The difference between us and those who talk about the overthrow of capitalism is that all their proposals for a new society come from the patriarchy of the left. As feminists in Mujeres Creando we want revolution, a real change of the system; we do not want just to change capitalism, nor just to change attitudes toward women, but also a change in attitude toward young people and the environment. We want to change patriarchy, in a historical and long-lasting transformation that is being created by the feminism we dream of.
In the process of constructing organization — no bosses, no hierarchy — I speak for myself and don’t represent anybody... I’ve said it and I’ll say it again that we’re not anarchists by Bakunin or the CNT, but rather by our grandmothers, and that’s a beautiful school of anarchism.
What is it to be a feminist in Latin America?
JP: To be a feminist in our society means to fight against neoliberalism and its ideology; for us, being a feminist means denouncing racism, machismo/sexism (in the Left and within anarchism, as well as feminine sexism), homophobia, domestic violence, etc. It means denouncing the sexist, bureaucratized, technocratic women of this generation (for us, those women that have fallen into neoliberalism and are administrators of the murderous politics of the World Bank, IMF, etc.) Here’s the difference between us and them: they use power and are within the system, and therefore they always control the forces (military, economic, social, political) against those who oppose what they say.
So, we’re not interested in power, women’s offices, or ministries. We are interested in the daily construction of practice and theory in the streets and in nurturing our creativity.
Our generation denounces the unjust relationship between men and women, just as the class concept has denounced the unjust relationship between the bourgeois and the proletariat.

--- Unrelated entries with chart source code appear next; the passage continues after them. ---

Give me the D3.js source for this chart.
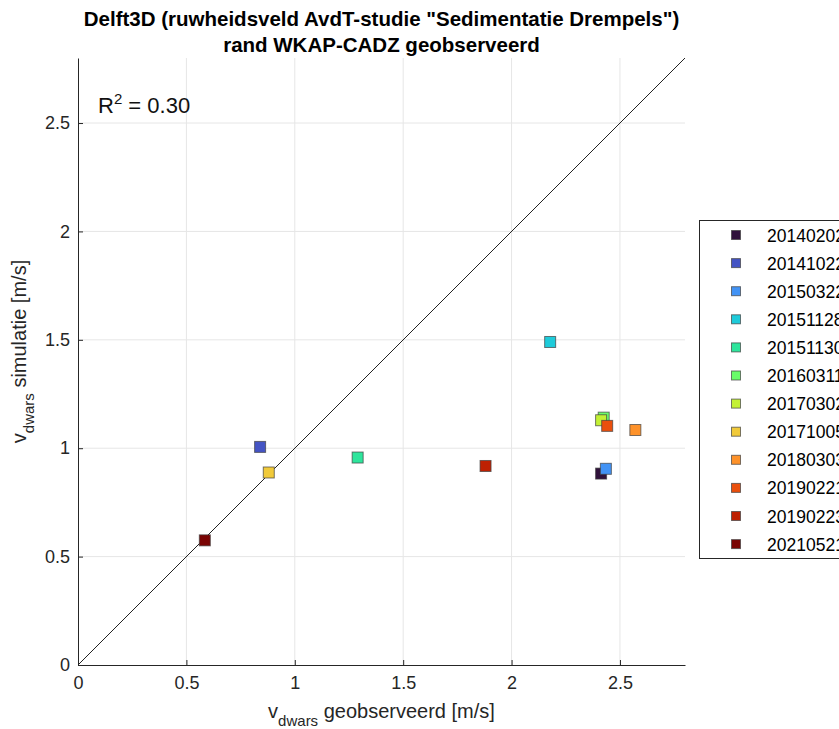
<!DOCTYPE html>
<html><head><meta charset="utf-8">
<script src="https://cdn.jsdelivr.net/npm/d3@7"></script>
<style>body{margin:0;background:#fff;} svg{display:block;font-family:"Liberation Sans",Arial,sans-serif;}</style>
</head><body>
<script>
const labels = ["20140202","20141022","20150322","20151128","20151130","20160311","20170302","20171005","20180303","20190221","20190223","20210521"];
const observed = [2.413,0.840,2.435,2.178,1.290,2.425,2.413,0.880,2.571,2.441,1.880,0.585];
const simulated = [0.883,1.006,0.905,1.490,0.957,1.141,1.129,0.888,1.084,1.103,0.918,0.575];
const colors = ["#30123b","#4454c4","#4293f5","#1ecbda","#2ee59c","#6afd6a","#c3f134","#f1ca3a","#fe922a","#ea4f0d","#be2102","#7a0403"];
const xTicks = [0,0.5,1,1.5,2,2.5];
const yTicks = [0,0.5,1,1.5,2,2.5];
const r2 = "0.30";

const W=839,H=729;
const m={l:78,r:685,t:58,b:665};
const svg=d3.select("body").append("svg").attr("width",W).attr("height",H);
const x=d3.scaleLinear().domain([0,2.8]).range([m.l,m.r]);
const y=d3.scaleLinear().domain([0,2.8]).range([m.b,m.t]);

// grid
svg.append("g").selectAll("line").data(xTicks.slice(1)).join("line")
 .attr("x1",d=>x(d)).attr("x2",d=>x(d)).attr("y1",m.t).attr("y2",m.b)
 .attr("stroke","#e6e6e6").attr("stroke-width",1);
svg.append("g").selectAll("line").data(yTicks.slice(1)).join("line")
 .attr("y1",d=>y(d)).attr("y2",d=>y(d)).attr("x1",m.l).attr("x2",m.r)
 .attr("stroke","#e6e6e6").attr("stroke-width",1);

// axes
const xa=svg.append("g").attr("transform",`translate(0,${m.b})`)
 .call(d3.axisBottom(x).tickValues(xTicks).tickSize(-5).tickSizeOuter(0).tickPadding(11).tickFormat(d=>d3.format("")(d)));
const ya=svg.append("g").attr("transform",`translate(${m.l},0)`)
 .call(d3.axisLeft(y).tickValues(yTicks).tickSize(-5).tickSizeOuter(0).tickPadding(8).tickFormat(d=>d3.format("")(d)));
[xa,ya].forEach(a=>{a.select(".domain").attr("stroke","#262626");a.selectAll(".tick line").attr("stroke","#262626");
 a.selectAll("text").attr("fill","#262626").style("font-size","18px").style("font-family","Liberation Sans, Arial, sans-serif");});

// diagonal
svg.append("line").attr("x1",x(0)).attr("y1",y(0)).attr("x2",x(2.8)).attr("y2",y(2.8))
 .attr("stroke","#222").attr("stroke-width",1);

// points
svg.append("g").selectAll("rect").data(labels).join("rect")
 .attr("x",(d,i)=>x(observed[i])-5.5).attr("y",(d,i)=>y(simulated[i])-5.5)
 .attr("width",11).attr("height",11)
 .attr("fill",(d,i)=>colors[i]).attr("stroke","#404040").attr("stroke-opacity",0.7).attr("stroke-width",1);

// R2
const rt=svg.append("text").attr("x",98).attr("y",113).attr("fill","#111").style("font-size","22px");
rt.append("tspan").text("R");
rt.append("tspan").attr("dy",-9).style("font-size","15px").text("2");
rt.append("tspan").attr("dy",9).text(" = "+r2);

// title
svg.append("text").attr("x",(m.l+m.r)/2).attr("y",26).attr("text-anchor","middle").attr("font-weight","bold")
 .style("font-size","20.5px").attr("fill","#000").text('Delft3D (ruwheidsveld AvdT-studie "Sedimentatie Drempels")');
svg.append("text").attr("x",(m.l+m.r)/2).attr("y",52).attr("text-anchor","middle").attr("font-weight","bold")
 .style("font-size","20.5px").attr("fill","#000").text('rand WKAP-CADZ geobserveerd');

// x label
const xl=svg.append("text").attr("x",(m.l+m.r)/2).attr("y",718).attr("text-anchor","middle").attr("fill","#262626").style("font-size","20px");
xl.append("tspan").text("v");
xl.append("tspan").attr("dy",8).style("font-size","15px").text("dwars");
xl.append("tspan").attr("dy",-8).text(" geobserveerd [m/s]");
// y label
const yl=svg.append("text").attr("transform",`translate(26,${(m.t+m.b)/2 - 10}) rotate(-90)`).attr("text-anchor","middle").attr("fill","#262626").style("font-size","20px");
yl.append("tspan").text("v");
yl.append("tspan").attr("dy",8).style("font-size","15px").text("dwars");
yl.append("tspan").attr("dy",-8).text(" simulatie [m/s]");

// legend
const lg=svg.append("g");
lg.append("rect").attr("x",699.5).attr("y",220.5).attr("width",160).attr("height",338).attr("fill","#fff").attr("stroke","#262626").attr("stroke-width",1);
labels.forEach((l,i)=>{
 const cy=235+i*28.1;
 lg.append("rect").attr("x",731.5).attr("y",cy-4.5).attr("width",9).attr("height",9).attr("fill",colors[i]).attr("stroke","#404040").attr("stroke-opacity",0.7);
 lg.append("text").attr("x",767).attr("y",cy+6.5).attr("fill","#000").style("font-size","17.5px").text(l);
});
</script>
</body></html>
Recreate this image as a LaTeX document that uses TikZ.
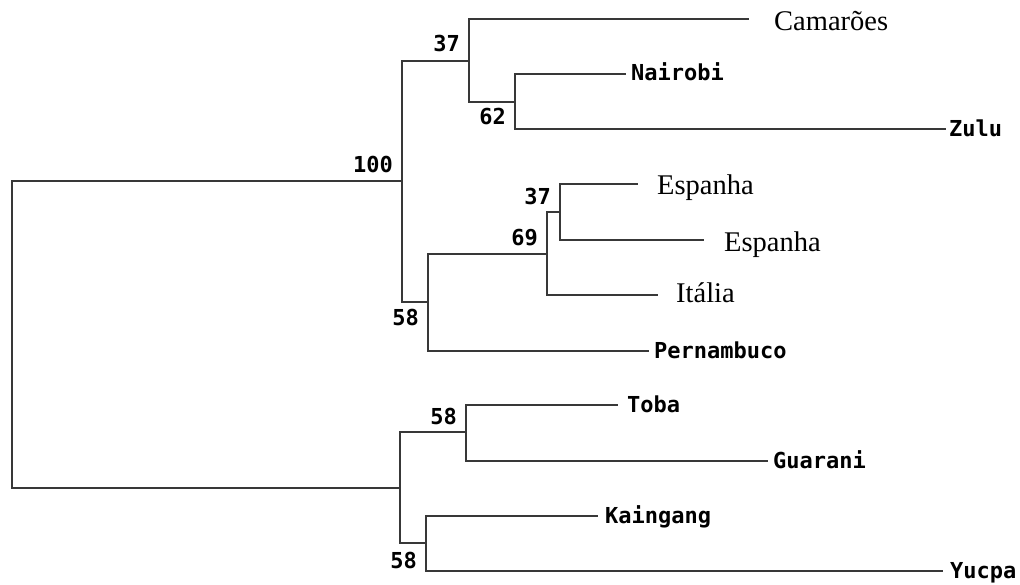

Therefore, it should have led to a revolution, but it’s changed into a concept grabbed up by the system, because the only thing that works is the description of being a man or woman today, not the denunciation of the relationship’s injustice... so, the generation becomes a descriptive concept. Feminism looks for ways to recover this category, which has a descriptive aspect, but more importantly its denouncing character. We bring this character forward in our fight for the construction of our anti-patriarchal theory.
What do you think of the “lack of women” in social movements? Is it a myth or an historical reality?
JP: It seems to me like a blindfold when people ask, “where are the women?” We have been around since the beginning of revolutionary moments, always. On the other hand, in today’s era, social movements (Sem-Terra, de los Deudores, Madres y Abuelas de Plaza de Mayo) are all women-led fights resisting and confronting dictatorships. What we see is a division between public and private affairs, a blindfold, an invisibility in the struggles.
How do men and women, indoctrinated into a patriarchal society, react to the goals of Mujeres Creando?
JP: Women have sympathy as well as fear. The sexist women are much more stubborn and violent than macho men. These men are careful about having sex with us; they’re afraid, it’s some kind of complex... but in the end they have a certain kind of respect toward us because we have been fighting for ten or eleven years.
At first, most women have sympathy, and later they’re afraid because it’s a demanding and radical proposal, but that’s the only way to build in a place where everything is superficial and diluted. And the men that sympathize with us follow us if they’re interested in everything, but they keep wanting us to be like mothers, feeding them; they’re a little lazy because they don’t want to accept the challenge of making their own group.
What is your vision of social change as relates to the books you [Mujeres Creando] write and the videos and graffiti you make?
JP: You can want a microphone or camera like you’d want a rifle, neither with bullets nor with audio or pictures. No, I’ll say what I want to say to others.
We have given communication a high place, on the same level as creativity — that is, creativity in communication. So we have preferred to take from our roots and, by leaving them, we begin a creative communication process. In ‘92 we started to do graffiti. We did it in Cochabamba, Santa Cruz, and other places.
And so, out of all our work that we do, the graffiti’s (signed Mujeres Creando) are not anonymous — we put what we want, and everybody knows that MC is in this area, and if someone wants to put us in jail, he or she comes here and does it. Whenever we’ve gone out to do graffiti, we have been afraid, and we’re always afraid. But we’ve thought about our right to do it... Coca-Cola pays and paints, Repsol pays and paints, so why can’t we paint without paying? The problem isn’t that the walls are painted, the problem is that it’s not paid for. If we must pay for public space, then it’s a big contradiction in democracy. What’s public and what’s private? Streets are public space, the whole city’s a courtyard, not a jail hallway, where you go from the jail of your house to the jail of your office job... if it’s public, then everybody can use it. But if you pay for public space it becomes private. Public space doesn’t exist. Let’s start this discussion. What’s dirty? What’s clean? “You’re making my walls dirty!” Oh, so when Coca-Cola contracts a painter, it doesn’t make the wall dirty? That’s an aesthetic concept. It seems to me that it has made the wall dirty in a disgusting way. And what we have done, our graffiti, that’s beautiful.
What are some of the next projects for Mujeres Creando? Is it possible that you will participate in IMC Bolivia?
JP: If we want Mujeres Creando to go on, it needs to question itself, and not embody a myth like “a cute group of feminists” because you have to have roots in society. For this, I propose to build a space (Creando Feminism Autonomo [Creating Autonomous Feminism]) for other women and other social groups where we’d build feminism in terms of Mujeres Creando... and I think it’s important to let people know about these experiences through Indymedia.
My privileged space is for women; I want to start with them. I want to start from there, to feed others and myself through the Indymedia space. I don’t consider this women’s space to be apart from others — I think that we can get into deeper discussion if we start with women. But I don’t want it to start in Indymedia and finish with the women. It’s a social proposal by women and for both women AND men.